Four Worst Adventure Vacations

MSN Canada October 2011  

With Ken Hegan

Planning an adventure holiday this fall?

When I was a kid, extreme activities like Running with the Bulls and hung-over bungee jumping were the craziest ways to get an extreme holiday rush. But thanks to a rash of nutty Japanese game shows and our constant need to outdo our Facebook friends, modern travellers are seeking increasingly unconventional thrills.

For my next dangerous adventure holiday, I’m getting a weird treatment at the Beverly Hills Hotel Spa. One of their signature services is called ‘Diamond Perfection’… this means they’ll polish my skin with micro-crystals of actual diamonds. Yes, I’m doing this on a dare.

But that’s just me…when I go on holidays, I’m a total barmy idiot. To keep your own adventures safe, here’s a warning list of –

Four Worst Adventure Vacations

1) Bear Watching

Cost : 179 – 189 CAD

This has bad idea written all over it. Not only do these “Northern Safaris” involve going out in the frigid snow to find a beast that wants to eat your liver, but also — how interesting are bears really?

“Get the fuck out of my yard.”

Like, do you find it interesting that a grizzly bear weighs up to 500 pounds, runs three times faster than you (average human running speed: 17 km/h; top grizzly running speed: 56 km/h) and has claws that can slice you open like a can opener?

Plus the only skills you need to give Bear Watching tours seem to be owning a 4X4, and knowing how to seductively dangle a couple of rib eye steaks smeared with honey.

Ne’er-do-well hillbillies, please find a different get-rich quick scheme before someone gets devoured.

* VideoMeet the nine-year-old who swims with sharks

2) Exploring the Sewers of Paris

Cost: 4.5 EUR

Bored with the Louvre, the Seine, and the Arc de Triomphe?

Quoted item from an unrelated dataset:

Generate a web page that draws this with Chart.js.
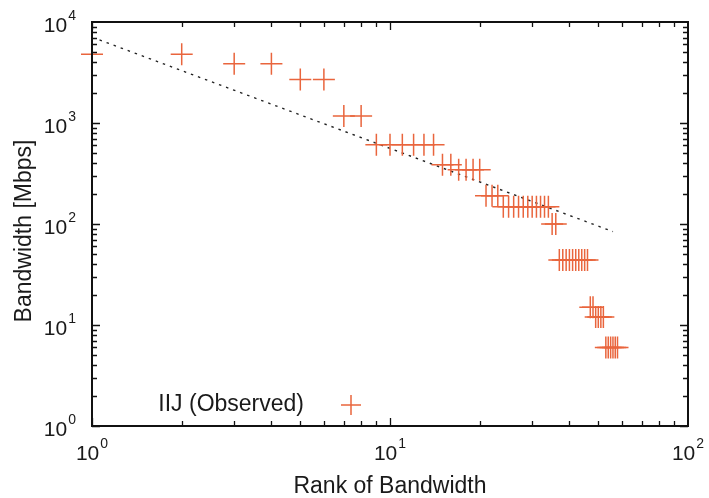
<!DOCTYPE html>
<html>
<head>
<meta charset="utf-8">
<script src="https://cdn.jsdelivr.net/npm/chart.js@4.4.1/dist/chart.umd.min.js"></script>
<style>
  html, body { margin: 0; padding: 0; background: #fff; }
  #wrap { width: 709px; height: 498px; }
</style>
</head>
<body>
<div id="wrap"><canvas id="rankChart"></canvas></div>
<script>
// observed bandwidth, ranked
const ranks = [
  1, 2, 3, 4, 5, 6, 7, 8, 9, 10, 11, 12, 13, 14, 15, 16, 17, 18, 19, 20,
  21, 22, 23, 24, 25, 26, 27, 28, 29, 30, 31, 32, 33, 34, 35, 36, 37, 38, 39, 40,
  41, 42, 43, 44, 45, 46, 47, 48, 49, 50, 51, 52, 53, 54, 55, 56, 57, 58,
];
const bandwidth = [
  4800, 4800, 3850, 3850, 2700, 2700, 1170, 1170, 610, 610, 610, 610, 610, 610, 385, 385, 345, 345, 345, 345,
  190, 190, 190, 148, 148, 148, 148, 148, 148, 148, 148, 148, 148, 148, 100, 100, 44, 44, 44, 44,
  44, 44, 44, 44, 44, 44, 15, 15, 12, 12, 12, 12, 6, 6, 6, 6, 6, 6,
];

// power-law fit (dashed)
const fitRanks = [1.06, 56];
const fitBandwidth = [6640, 84];

const xDecades = [1, 10, 100];
const yDecades = [1, 10, 100, 1000, 10000];
const legendLabel = "IIJ (Observed)";
const xTitle = "Rank of Bandwidth";
const yTitle = "Bandwidth [Mbps]";

const crossColor = "#e9653d";
const textColor = "#1a1a1a";
const fontFamily = "'Liberation Sans', Arial, Helvetica, sans-serif";

function drawPow(ctx, x, y, exp, align) {
  // "10" with a raised exponent, x is the anchor, y is the middle of "10"
  ctx.font = "21px " + fontFamily;
  const wBase = ctx.measureText("10").width;
  ctx.font = "14px " + fontFamily;
  const wExp = ctx.measureText(String(exp)).width + 1;
  let left = align === "center" ? x - (wBase + wExp) / 2 : x - (wBase + wExp);
  ctx.textAlign = "left";
  ctx.textBaseline = "middle";
  ctx.font = "21px " + fontFamily;
  ctx.fillText("10", left, y);
  ctx.font = "14px " + fontFamily;
  ctx.fillText(String(exp), left + wBase + 1, y - 10);
}

const frameAndLabels = {
  id: "frameAndLabels",
  afterDatasetsDraw(chart) {
    const { ctx, chartArea: a, scales: { x, y } } = chart;
    ctx.save();
    ctx.strokeStyle = "#111";
    ctx.fillStyle = textColor;

    // tick marks, inward on all four sides
    ctx.lineWidth = 1.3;
    ctx.beginPath();
    for (let d = 1; d < 100; d *= 10) {
      for (let m = 1; m <= 9; m++) {
        const px = Math.round(x.getPixelForValue(d * m)) + 0.5;
        const len = m === 1 ? 8 : 5;
        ctx.moveTo(px, a.bottom); ctx.lineTo(px, a.bottom - len);
        ctx.moveTo(px, a.top); ctx.lineTo(px, a.top + len);
      }
    }
    for (let d = 1; d < 10000; d *= 10) {
      for (let m = 1; m <= 9; m++) {
        const py = Math.round(y.getPixelForValue(d * m)) + 0.5;
        const len = m === 1 ? 8 : 5;
        ctx.moveTo(a.left, py); ctx.lineTo(a.left + len, py);
        ctx.moveTo(a.right, py); ctx.lineTo(a.right - len, py);
      }
    }
    ctx.stroke();

    // frame
    ctx.lineWidth = 2;
    ctx.strokeRect(a.left, a.top, a.right - a.left, a.bottom - a.top);

    // tick labels
    xDecades.forEach((v, i) => drawPow(ctx, x.getPixelForValue(v), a.bottom + 28, i, "center"));
    yDecades.forEach((v, i) => drawPow(ctx, a.left - 16, y.getPixelForValue(v) + 4, i, "right"));

    // axis titles
    ctx.font = "23px " + fontFamily;
    ctx.textAlign = "center";
    ctx.textBaseline = "middle";
    ctx.fillText(xTitle, (a.left + a.right) / 2, 487);
    ctx.save();
    ctx.translate(25, 231);
    ctx.rotate(-Math.PI / 2);
    ctx.fillText(yTitle, 0, 0);
    ctx.restore();

    // legend
    ctx.textAlign = "right";
    ctx.fillText(legendLabel, 304, 405);
    ctx.strokeStyle = crossColor;
    ctx.lineWidth = 1.5;
    ctx.beginPath();
    ctx.moveTo(341, 405); ctx.lineTo(361, 405);
    ctx.moveTo(351, 395); ctx.lineTo(351, 415);
    ctx.stroke();
    ctx.restore();
  },
};

const ctx = document.getElementById("rankChart").getContext("2d");

new Chart(ctx, {
  type: "scatter",
  data: {
    datasets: [
      {
        label: legendLabel,
        data: ranks.map((r, i) => ({ x: r, y: bandwidth[i] })),
        pointStyle: "cross",
        pointRadius: 11,
        pointBorderWidth: 1.5,
        borderColor: crossColor,
        backgroundColor: crossColor,
        clip: false,
      },
      {
        type: "line",
        label: "fit",
        data: fitRanks.map((r, i) => ({ x: r, y: fitBandwidth[i] })),
        borderColor: "#222",
        borderWidth: 1.4,
        borderDash: [2.5, 5],
        pointRadius: 0,
        fill: false,
      },
    ],
  },
  options: {
    responsive: true,
    maintainAspectRatio: false,
    animation: false,
    layout: { padding: { left: 92, right: 21, top: 22, bottom: 72 } },
    scales: {
      x: { type: "logarithmic", min: 1, max: 100, display: false },
      y: { type: "logarithmic", min: 1, max: 10000, display: false },
    },
    plugins: {
      legend: { display: false },
      tooltip: { enabled: false },
    },
  },
  plugins: [frameAndLabels],
});
</script>
</body>
</html>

Dig deep into Paris’s past by taking a sewer tour. The City of Light’s ancient sewer system is a maze of subway tunnel-sized caverns. All told, there are 2,100km of sewer tunnels beneath Paris. And now you can even hire tour guides to help you explore their dark, dank wonders!

Who knows: maybe the sewers will be full of valuable ancient gypsy treasures like France’s catacombs (I’m basing this solely on scenes I vaguely heard about in Disney’s Hunchback of Notre Dame)!

So what. They’re still sewers, i.e. pretty much the worst thing ever.

Oh, and did I mention that according to French folklore, vampires live down there? Perfect. Nothing makes your holiday more memorable than being chased by a screeching, shit-covered vampire.

This stinks to high heaven. Pass.

3) Driving Heavy Machinery…in Las Vegas

Cost: 400 USD for two hours

In Las Vegas, there’s a construction theme park called Dig This. It gives lucky visitors the chance to drive Caterpillar steam shovels to dig ditches and lift 2,000-pound tires in a giant sandpit.

The website says it’s America’s “first and only Heavy Equipment Playground™ where you can re-live your sandbox days!”

And here I thought binge-drinking, reckless gambling, and hiring fresh-faced young strangers to hand-feed me endangered animals were the best ways to blow my paycheque in Sin City.

I’m actually impressed that they’re offering something so unusual in such a gambling-focussed town. I guess some fellas like to make up for their shortcomings by driving huge bulldozers and excavators through a course that lets them move mountains, stack monster rocks, and dig huge symbolic holes.

But listen: I have soft, supple writer hands. If I rough ‘em up with hard labour, my dog will fear-bite me when I try to pet him. Can’t have that…I need my dog to keep the shit-vampires away.

4) Locked in the Cabin of a Lonely Mountain Nurse

Cost : She wants “nothing but your love.”

Technically this wasn’t really a ‘vacation’, but categorizing it this way in my mind makes for a terrific coping mechanism.

Before I became her writer-in-residence, I’d planned a ‘working winter holiday’ in a snowy mountain cabin.

I was driving up to finish my novel but accidentally crashed my car. So a nice nurse pulled me out of a snowy ditch, hobbled my ankle so I wouldn’t escape, and forced me to write her into this travel blog (Annie is the best!).

On the bright side: free painkillers and cookies.

Enjoy your own winter getaways, Canadians…and let’s be careful out there!